Respuesta: Las rayas tienen una significación normativa y representan la delimitación de espacios permitidos o prohibidos para la realización de la suerte de varas.

¿Para qué sirven?

Respuesta: Para visualizar los espacios antedichos, permitiendo a autoridades y público apreciar si la suerte de varas se está llevando a cabo o no conforme a Reglamento, del mismo modo que las líneas que perimetran el área grande en el fútbol permiten al equipo arbitral y espectadores apreciar si una mano o la falta cometida sobre un jugador es simplemente falta o es penalti.

¿Qué se pretende con ellas?

Respuesta: Establecer una distancia mínima de separación entre toro y picador para que aquél pueda demostrar su bravura, así como evitar que los piqueros echen el caballo encima a los toros o que éstos sean metidos a base de capotazos bajo el mismísimo estribo del varilarguero.


Cumplida la promesa, sólo me resta decir que, según se desprende de lo sostenido por Fernando Fernández Román en su artículo, la experiencia acumulada en siglos para alumbrar la normativa que ahora nos acoge, con todas sus virtudes y defectos, nos ha conducido a una falsa pedagogía que lleva a los ignorantes “aficionados” –entre los que me incluyo– a protestar cuando lo que dicta el Reglamento es incumplido por parte del piquero o del lidiador que pone el toro en suerte.
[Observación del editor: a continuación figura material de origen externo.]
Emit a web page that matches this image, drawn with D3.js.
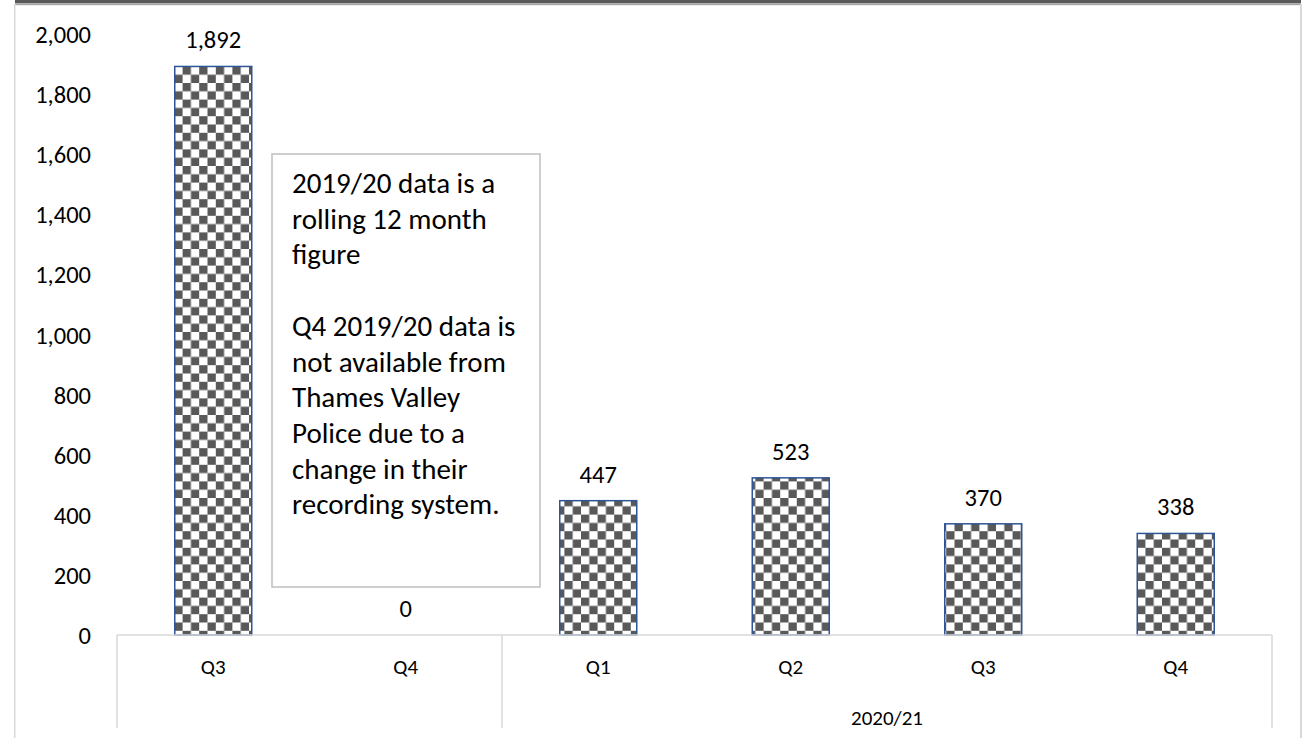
<!DOCTYPE html>
<html>
<head>
<meta charset="utf-8">
<script src="https://cdn.jsdelivr.net/npm/d3@7"></script>
<style>
  body { margin: 0; background: #fff; }
  text { font-family: Carlito, Calibri, Lato, sans-serif; fill: #000; }
</style>
</head>
<body>
<svg id="chart" width="1304" height="738"></svg>
<script>
// data
var quarters = ["Q3", "Q4", "Q1", "Q2", "Q3", "Q4"];
var groups = ["", "", "2020/21", "2020/21", "2020/21", "2020/21"];
var values = [1892, 0, 447, 523, 370, 338];
var yTicks = [0, 200, 400, 600, 800, 1000, 1200, 1400, 1600, 1800, 2000];
var noteLines = ["2019/20 data is a", "rolling 12 month", "figure", "",
  "Q4 2019/20 data is", "not available from", "Thames Valley",
  "Police due to a", "change in their", "recording system."];

var svg = d3.select("#chart");
var plotLeft = 117, plotRight = 1272, plotBase = 635, plotTop = 34;

// frame around the chart area
svg.append("rect").attr("x", 15).attr("y", 0).attr("width", 1286).attr("height", 3.2).attr("fill", "#595959");
svg.append("rect").attr("x", 15).attr("y", 3.2).attr("width", 1286).attr("height", 2).attr("fill", "#a6a6a6");
svg.append("rect").attr("x", 14).attr("y", 4).attr("width", 1.5).attr("height", 734).attr("fill", "#d9d9d9");
svg.append("rect").attr("x", 1300).attr("y", 4).attr("width", 2).attr("height", 734).attr("fill", "#d9d9d9");

// checkerboard fill
var defs = svg.append("defs");
var cell = 8.3;
var pat = defs.append("pattern").attr("id", "checker")
  .attr("patternUnits", "userSpaceOnUse")
  .attr("width", cell * 2).attr("height", cell * 2);
pat.append("rect").attr("width", cell * 2).attr("height", cell * 2).attr("fill", "#fff");
pat.append("rect").attr("width", cell).attr("height", cell).attr("fill", "#595959");
pat.append("rect").attr("x", cell).attr("y", cell).attr("width", cell).attr("height", cell).attr("fill", "#595959");

var x = d3.scaleBand().domain(d3.range(values.length)).range([plotLeft, plotRight]).paddingInner(0.6).paddingOuter(0.3);
var xBand = d3.scaleBand().domain(d3.range(values.length)).range([plotLeft, plotRight]);
var y = d3.scaleLinear().domain([0, 2000]).range([plotBase, plotTop]);

// y tick labels (no axis line)
var yAxis = svg.append("g").attr("transform", "translate(" + (plotLeft - 26) + ",0)")
  .call(d3.axisLeft(y).tickValues(yTicks).tickSize(0).tickPadding(0).tickFormat(d3.format(",")));
yAxis.select(".domain").remove();
yAxis.attr("font-family", null).attr("font-size", null);
yAxis.selectAll("text").attr("font-size", 24.5).attr("dy", "0.35em");

// bars
svg.selectAll(".bar").data(values).enter().append("rect")
  .attr("class", "bar")
  .attr("x", function(d, i) { return x(i); })
  .attr("y", function(d) { return y(d); })
  .attr("width", x.bandwidth())
  .attr("height", function(d) { return plotBase - y(d); })
  .attr("fill", "url(#checker)")
  .attr("stroke", function(d) { return d > 0 ? "#2f5597" : "none"; })
  .attr("stroke-width", 1.5);

// value labels
svg.selectAll(".barValue").data(values).enter().append("text")
  .attr("class", "barValue")
  .attr("x", function(d, i) { return xBand(i) + xBand.bandwidth() / 2; })
  .attr("y", function(d) { return y(d) - 18; })
  .attr("text-anchor", "middle")
  .attr("font-size", 24.5)
  .text(d3.format(","));

// category axis: baseline and group separators
svg.append("line").attr("x1", plotLeft).attr("x2", plotRight).attr("y1", plotBase).attr("y2", plotBase)
  .attr("stroke", "#d9d9d9").attr("stroke-width", 1.5);
var sepIdx = [0, 2, values.length];
svg.selectAll(".sep").data(sepIdx).enter().append("line")
  .attr("class", "sep")
  .attr("x1", function(i) { return i < values.length ? xBand(i) : plotRight; })
  .attr("x2", function(i) { return i < values.length ? xBand(i) : plotRight; })
  .attr("y1", plotBase).attr("y2", 728)
  .attr("stroke", "#d9d9d9").attr("stroke-width", 1.5);

svg.selectAll(".quarter").data(quarters).enter().append("text")
  .attr("class", "quarter")
  .attr("x", function(d, i) { return xBand(i) + xBand.bandwidth() / 2; })
  .attr("y", 667).attr("dy", "0.35em")
  .attr("text-anchor", "middle").attr("font-size", 21)
  .text(function(d) { return d; });

// group labels centred over their quarters
var groupNames = Array.from(new Set(groups)).filter(function(g) { return g; });
groupNames.forEach(function(g) {
  var idx = d3.range(groups.length).filter(function(i) { return groups[i] === g; });
  var gx0 = xBand(idx[0]), gx1 = xBand(idx[idx.length - 1]) + xBand.bandwidth();
  svg.append("text").attr("x", (gx0 + gx1) / 2).attr("y", 718).attr("dy", "0.35em")
    .attr("text-anchor", "middle").attr("font-size", 21).text(g);
});

// note box
svg.append("rect").attr("x", 272).attr("y", 154).attr("width", 268).attr("height", 433)
  .attr("fill", "#fff").attr("stroke", "#bfbfbf").attr("stroke-width", 1.5);
var note = svg.append("text").attr("font-size", 29);
noteLines.forEach(function(t, i) {
  note.append("tspan").attr("x", 292).attr("y", 193 + i * 35.7).text(t);
});
</script>
</body>
</html>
Al parecer, según Fernando, somos presa del “resorte que activa la ignorancia”, aunque, a mi juicio, de lo que somos presa –y él también– en esta época plagada de confusión y tan desafecta a la legalidad vigente es de un revisionismo desquiciado que pretende modificarlo todo a desprecio del largo recorrido histórico, normativo y artístico, que nos ha traído la corrida de toros al estadio actual. Si queremos cambiar el Reglamento, arguméntense sus modificaciones y acometamos las que sean pertinentes. Entretanto, respétese lo que hay y acatémoslo, que en la lidia no hay nada arbitrario.